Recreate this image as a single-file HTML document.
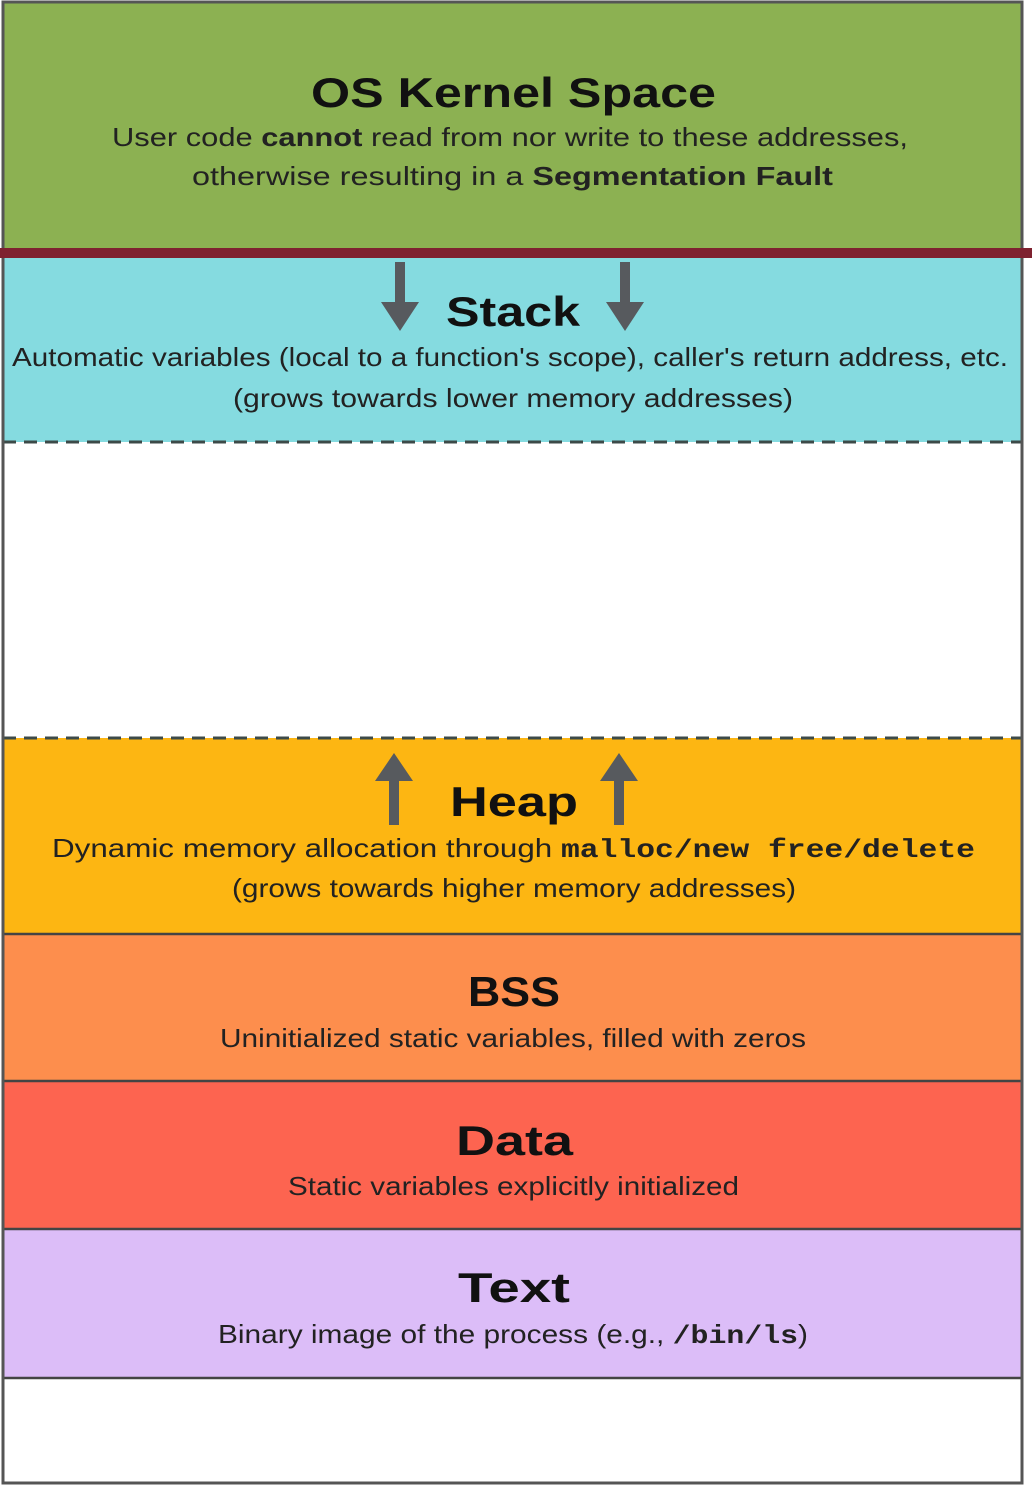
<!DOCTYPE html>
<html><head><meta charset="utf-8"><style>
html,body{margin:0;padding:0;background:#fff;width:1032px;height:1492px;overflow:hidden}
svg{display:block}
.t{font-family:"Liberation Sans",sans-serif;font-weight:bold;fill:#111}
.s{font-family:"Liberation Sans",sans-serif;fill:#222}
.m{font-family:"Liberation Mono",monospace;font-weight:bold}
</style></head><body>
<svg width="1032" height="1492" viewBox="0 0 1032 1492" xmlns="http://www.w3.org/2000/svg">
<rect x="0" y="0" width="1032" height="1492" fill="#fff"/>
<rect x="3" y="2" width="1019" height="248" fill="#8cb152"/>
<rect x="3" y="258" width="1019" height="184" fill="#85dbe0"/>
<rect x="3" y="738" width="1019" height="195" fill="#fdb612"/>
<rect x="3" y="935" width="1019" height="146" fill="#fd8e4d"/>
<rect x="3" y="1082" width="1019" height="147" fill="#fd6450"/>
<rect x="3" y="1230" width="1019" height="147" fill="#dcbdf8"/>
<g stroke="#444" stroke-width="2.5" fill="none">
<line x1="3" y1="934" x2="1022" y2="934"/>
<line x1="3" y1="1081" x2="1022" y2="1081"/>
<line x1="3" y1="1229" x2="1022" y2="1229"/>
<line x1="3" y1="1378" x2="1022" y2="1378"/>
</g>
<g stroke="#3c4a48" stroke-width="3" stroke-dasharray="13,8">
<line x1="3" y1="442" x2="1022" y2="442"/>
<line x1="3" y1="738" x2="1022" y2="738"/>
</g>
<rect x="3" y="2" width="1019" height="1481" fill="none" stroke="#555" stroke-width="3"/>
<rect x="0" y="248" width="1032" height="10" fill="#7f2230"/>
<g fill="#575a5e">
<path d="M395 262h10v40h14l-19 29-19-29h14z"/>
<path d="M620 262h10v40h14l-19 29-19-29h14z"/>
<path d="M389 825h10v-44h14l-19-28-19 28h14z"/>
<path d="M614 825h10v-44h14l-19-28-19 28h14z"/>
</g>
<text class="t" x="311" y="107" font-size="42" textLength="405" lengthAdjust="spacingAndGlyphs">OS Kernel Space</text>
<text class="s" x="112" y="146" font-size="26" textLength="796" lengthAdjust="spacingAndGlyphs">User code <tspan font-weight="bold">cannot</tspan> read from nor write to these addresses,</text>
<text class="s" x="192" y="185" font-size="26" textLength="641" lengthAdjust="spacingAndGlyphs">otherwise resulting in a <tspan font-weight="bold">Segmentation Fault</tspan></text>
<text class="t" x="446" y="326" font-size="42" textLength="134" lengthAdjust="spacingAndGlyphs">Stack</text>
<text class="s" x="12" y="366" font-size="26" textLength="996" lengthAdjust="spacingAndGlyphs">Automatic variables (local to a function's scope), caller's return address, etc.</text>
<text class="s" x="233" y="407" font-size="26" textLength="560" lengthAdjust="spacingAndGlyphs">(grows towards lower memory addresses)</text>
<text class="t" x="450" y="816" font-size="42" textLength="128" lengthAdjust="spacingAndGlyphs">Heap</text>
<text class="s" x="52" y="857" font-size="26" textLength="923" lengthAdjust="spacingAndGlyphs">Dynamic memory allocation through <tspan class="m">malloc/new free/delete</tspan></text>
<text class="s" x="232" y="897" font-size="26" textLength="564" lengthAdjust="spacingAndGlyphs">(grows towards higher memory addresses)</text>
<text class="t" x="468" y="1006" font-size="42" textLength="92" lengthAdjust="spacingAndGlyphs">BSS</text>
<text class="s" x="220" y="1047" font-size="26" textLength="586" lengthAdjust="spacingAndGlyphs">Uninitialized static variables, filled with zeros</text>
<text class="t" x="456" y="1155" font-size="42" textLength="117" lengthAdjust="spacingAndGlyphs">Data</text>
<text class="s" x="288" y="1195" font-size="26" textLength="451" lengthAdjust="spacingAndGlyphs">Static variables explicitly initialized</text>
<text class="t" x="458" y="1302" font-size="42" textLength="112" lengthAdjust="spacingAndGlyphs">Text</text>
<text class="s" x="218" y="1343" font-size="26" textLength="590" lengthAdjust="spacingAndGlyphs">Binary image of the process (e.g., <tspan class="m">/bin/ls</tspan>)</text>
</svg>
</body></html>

> _Task description_
Lines containing the string "image" are to be selected and copied.

> _Expected answer_
Recreate this image as a single-file HTML document.
<text class="s" x="218" y="1343" font-size="26" textLength="590" lengthAdjust="spacingAndGlyphs">Binary image of the process (e.g., <tspan class="m">/bin/ls</tspan>)</text>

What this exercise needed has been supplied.